PAPER-POSITION EDITORIAL: The similarities between grandmothers and coaches


Here’s a rule of thumb: We all should treat youth sports coaches like we treat our grandmothers. There are many similarities.

We should listen to youth coaches like we listen to grandmothers: reverently and attentively. We should talk to youth coaches like we’d talk to grandmothers: respectfully and politely.

With Little League poised to begin and high school and middle school baseball and softball in full swing, it is time to evaluate how we interact with youth coaches.

In our critical society, nobody is spared analysis or judgment — elected officials, professional educators, umpires, government workers, ministers, parents, or crazy uncles.

But grandmothers might be the last example of the universally beloved human being whose actions are beyond reproach. What if we viewed our youth coaches the same way?

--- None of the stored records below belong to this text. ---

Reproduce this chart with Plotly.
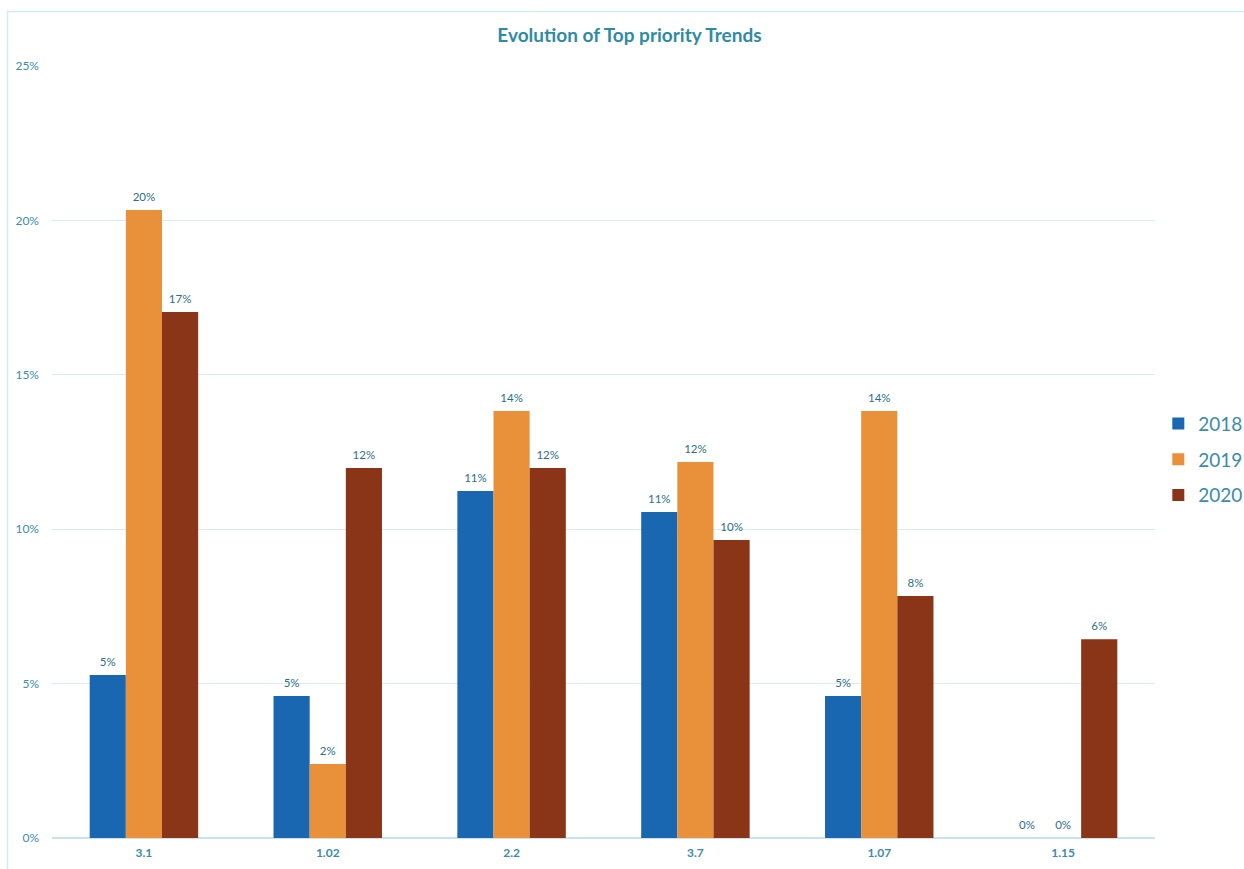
import plotly.graph_objects as go

categories = ["3.1", "1.02", "2.2", "3.7", "1.07", "1.15"]
years = ["2018", "2019", "2020"]
v2018 = [5.28, 4.60, 11.24, 10.56, 4.60, 0.0]
v2019 = [20.34, 2.40, 13.83, 12.18, 13.83, 0.0]
v2020 = [17.03, 11.98, 11.98, 9.65, 7.84, 6.44]
colors = ["#1a67b1", "#e8913a", "#8b3518"]

fig = go.Figure()
for name, vals, col in zip(years, [v2018, v2019, v2020], colors):
    fig.add_trace(go.Bar(
        x=categories, y=vals, name=name, legendgroup=name,
        marker=dict(color=col, line=dict(width=0)),
        text=[f"<span style='font-size:11.5px'>{round(v)}%</span><br> " for v in vals],
        textposition="outside",
        textfont=dict(family="Lato, Open Sans, sans-serif", size=4, color="#2b6f86"),
        cliponaxis=False,
    ))

fig.update_layout(
    width=1244, height=869,
    barmode="group", bargap=0.41, bargroupgap=0,
    plot_bgcolor="white", paper_bgcolor="white",
    margin=dict(l=52, r=89, t=66, b=31, autoexpand=False),
    title=dict(text="<b>Evolution of Top priority Trends</b>", x=0.506, xanchor="center",
               y=1 - 35 / 869, yanchor="middle",
               font=dict(family="Lato, Open Sans, sans-serif", size=19, color="#2e8ba6")),
    font=dict(family="Lato, Open Sans, sans-serif", color="#3a8ca8"),
    legend=dict(x=1.003, xanchor="left", y=0.49, yanchor="middle",
                font=dict(size=19, color="#3a8ca8"), itemwidth=30,
                tracegroupgap=8),
    showlegend=True,
    shapes=[dict(type="rect", xref="paper", yref="paper",
                 x0=-(52 - 7.5) / 1103, x1=1.2, y0=-0.2, y1=1 + (66 - 11.5) / 772,
                 line=dict(color="#d3eaf2", width=1.5), layer="below")],
)
fig.update_yaxes(range=[0, 25], dtick=5, ticksuffix="%", showgrid=True,
                 gridcolor="#d6ecf2", gridwidth=1, zeroline=True, zerolinecolor="#c7e4ee",
                 zerolinewidth=1.5, tickfont=dict(size=12, color="#3a8ca8"),
                 ticks="", ticklen=0, showline=False, ticklabelstandoff=12)
fig.update_xaxes(tickfont=dict(size=12, color="#3a8ca8"), showline=False,
                 tickprefix="<b>", ticksuffix="</b>", ticklabelstandoff=6)

fig.write_html("out.html")
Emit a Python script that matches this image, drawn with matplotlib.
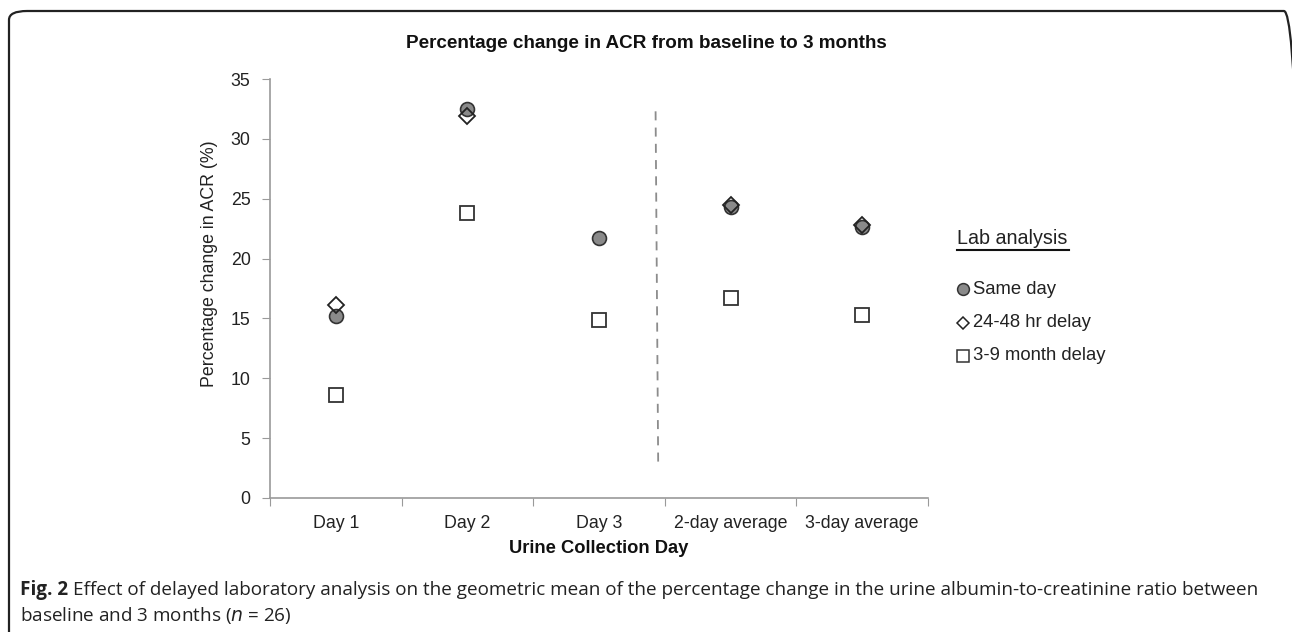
import numpy as np
import matplotlib.pyplot as plt
from matplotlib.patches import FancyBboxPatch
from matplotlib.lines import Line2D

categories = ["Day 1", "Day 2", "Day 3", "2-day average", "3-day average"]
same_day = [15.2, 32.5, 21.7, 24.3, 22.6]
delay_24_48 = [16.1, 31.9, np.nan, 24.5, 22.8]
delay_3_9 = [8.6, 23.8, 14.9, 16.7, 15.3]

plt.rcParams["font.family"] = ["Liberation Sans", "DejaVu Sans"]

W, H = 1292, 632
fig = plt.figure(figsize=(W / 100, H / 100), dpi=100)
ax = fig.add_axes([270 / W, 1 - 498 / H, 658 / W, 419 / H])

x = np.arange(1, len(categories) + 1)
ax.plot(x, same_day, "o", ms=10, mfc="#8a8a8a", mec="#333333", mew=1.2, zorder=3)
ax.plot(x, delay_24_48, "D", ms=8, mfc="none", mec="#222222", mew=1.3, zorder=4)
ax.plot(x, delay_3_9, "s", ms=9.5, mfc="white", mec="#333333", mew=1.3, zorder=3)

# dashed separator between single days and averages
ax.plot([3.43, 3.45], [32.3, 2.5], ls=(0, (5, 4)), color="#8c8c8c", lw=1.3)

ax.set_xlim(0.5, 5.5)
ax.set_ylim(0, 35)
ax.set_yticks(range(0, 36, 5))
ax.set_xticks(np.arange(0.5, 5.6, 1))
ax.set_xticklabels([])
ax.set_xticks(x, minor=True)
ax.set_xticklabels(categories, minor=True)
ax.tick_params(axis="x", which="minor", length=0, pad=12, labelsize=12.8, colors="#222222")
ax.tick_params(axis="x", which="major", length=6, direction="out", color="#9a9a9a")
ax.tick_params(axis="y", length=6, direction="out", color="#9a9a9a", labelsize=12.8,
               labelcolor="#222222", pad=8)
for s in ["top", "right"]:
    ax.spines[s].set_visible(False)
for s in ["left", "bottom"]:
    ax.spines[s].set_color("#9a9a9a")
    ax.spines[s].set_linewidth(1.2)

ax.set_ylabel("Percentage change in ACR (%)", fontsize=12.8, color="#222222")
ax.yaxis.set_label_coords((218 - 270) / 658, (498 - 264) / 419)
ax.set_xlabel("Urine Collection Day", fontsize=13.2, fontweight="bold", color="#111111", labelpad=6)

fig.text(0.5, 1 - 43 / H, "Percentage change in ACR from baseline to 3 months",
         ha="center", va="center", fontsize=13.6, fontweight="bold", color="#111111")

# legend
fig.text(957 / W, 1 - 238 / H, "Lab analysis", ha="left", va="center", fontsize=14.2, color="#222222")
fig.add_artist(Line2D([957 / W, 1069 / W], [1 - 250 / H, 1 - 250 / H], color="#111111", lw=1.5))
legend_items = [("o", dict(mfc="#8a8a8a", mec="#333333"), "Same day"),
                ("D", dict(mfc="none", mec="#222222"), "24-48 hr delay"),
                ("s", dict(mfc="white", mec="#333333"), "3-9 month delay")]
for i, (m, kw, lab) in enumerate(legend_items):
    yy = 1 - (289 + i * 33.5) / H
    ms = 6.5 if m == "D" else 8.5
    fig.add_artist(Line2D([963 / W], [yy], marker=m, ms=ms, mew=1.1, ls="none", **kw))
    fig.text(973 / W, yy, lab, ha="left", va="center", fontsize=13.3, color="#222222")

# frame (open at the bottom, right edge runs off the picture)
frame = FancyBboxPatch((9 / W, -30 / H), (1302 - 9) / W, (632 - 11 + 30) / H,
                       boxstyle="round,pad=0,rounding_size=0.014",
                       transform=fig.transFigure, fill=False, ec="#222222", lw=1.6,
                       clip_on=False)
fig.add_artist(frame)

# caption
cap_font = ["Open Sans", "DejaVu Sans"]
t1 = fig.text(20 / W, 1 - 590 / H, "Fig. 2", fontsize=13.6, fontweight="bold", va="center",
              ha="left", family=cap_font, color="#222222")
fig.canvas.draw()
bb = t1.get_window_extent()
fig.text((bb.x1 + 5) / W, 1 - 590 / H,
         "Effect of delayed laboratory analysis on the geometric mean of the percentage change in the urine albumin-to-creatinine ratio between",
         fontsize=13.6, va="center", ha="left", family=cap_font, color="#222222")
fig.text(20 / W, 1 - 615 / H, "baseline and 3 months ($n$ = 26)", fontsize=13.6, va="center",
         ha="left", family=cap_font, color="#222222")

fig.savefig("out.png", dpi=100)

You wouldn’t heckle your grandmother from the bleachers. You wouldn’t point a finger in your grandmother’s face because she’s not giving your kid enough playing time. You wouldn’t send your grandmother ignorant, anonymous text messages. So don’t do that to a coach.

Grandmothers and youth coaches are rare pillars. They truly are angels of our society.

They will usually give kids a second chance — or a fifth chance.

Grandmothers and youth coaches are largely volunteer positions. If there is any financial benefit, it is a pittance. They are involved in the lives of young people because they want to see them succeed.

Like grandmothers, coaches can get upset and disappointed at times. They might be stern or demanding. They have learned from experience and teach from the heart.

They have earned the benefit of the doubt. The last thing we need is for our coaches or grandmothers to shrug, give up, and walk away.